I read a few cooking related sites and sometimes I'll click on a link from one of those and end up reading another cooking blog I've never seen before, etc etc.  I'm not exactly sure why I do this. I never make 98.7% of the recipes I see on them and a lot of them are about things I don't have the skill to do or the inclination to learn. But I guess it's better than porn or internet gambling, so basically, shut up. Anyway, in January after 3 months of telling us how to bake 453 different types of cookies, make homemade liqueurs to gift, assemble a turducken to impress the folks at Christmas, and all other manner of excess, the food sites turn instead to the "lighter, healthier" food we're all either supposed to be craving in January or are just eating because we're pissed off our pants don't button anymore.

Reading these "healthier" recipes makes a person realize one crucial piece of information: no one in 2013 North America can possibly agree on what healthier food *is*.  Oh, I guess no one is against green leafy vegetables (even if, as one brilliant internet commenter maintained, kale tastes like "dirt and unhappiness".)  But for every other food group or macronutrient, there's someone out there maintaining it's healthy while someone else is trying to cut it out of their diet.
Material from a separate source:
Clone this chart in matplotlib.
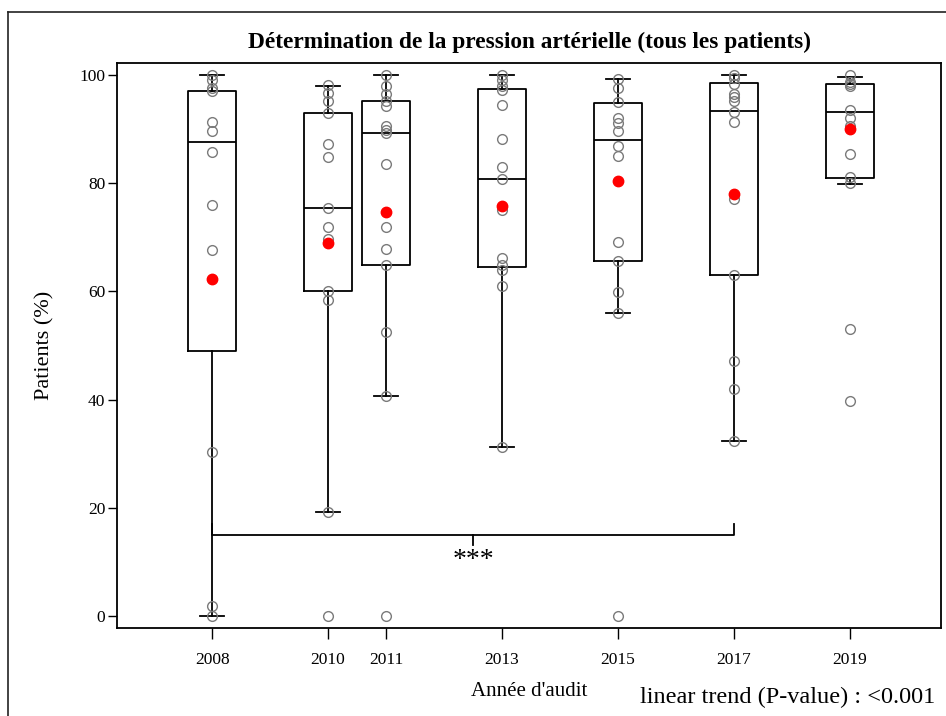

For example, a lot of the purported healthier recipes involved cutting out dairy, which makes me (of course) go wtf? Unless you're lactose intolerant and have never heard of Lactaid pills, WHY? Are you still operating under the faulty assumption that saturated fat is bad for you? Go read a book. Also? Cheese tastes like the inverse of kale. Sunshine and joy! I dunno, something like that anyway.  Likewise, a lot of the healthier suggestions involved pushing your recipes to the vegan side.  As a weightlifter, you know that makes me clutch my pearlsVersagripps.  Proteinz! Where's the proteinz?!!??

And then there's the question of what's a healthier sweetener.  Molasses and maple syrup seem to be trumpeted as somehow better for you than sugar.  Because they're less processed. Or something. Molasses especially is supposed to be full of micronutrients. Listen, I will take a multivitamin every day for the rest of my life if it means I never ever have to consume molasses. But, parenthetically, I will consume molasses above attending the "conquer your sweet tooth" hypnosis workshop at the yoga studio I sometimes go to.  What's next? A hypnosis workshop on how not to have orgasms?  Some people want your entire life to taste like dirt and unhappiness. God.

Listen, I understand the impulse to eat something other than cookies after all the holiday food comas are done. I've been craving and eating salad. My salads involves goat cheese and craisins and homemade balsamic vinaigrette, yes, but also lots and lots of dark leafy greens. Moderation, people!

And if you've read this far, here's a reward for you.

That song's been stuck in my head for two weeks. Hopefully I've now ear-wormed you too. Full service blog!

I bet Adam Levine eats kale.  I hear he does yoga.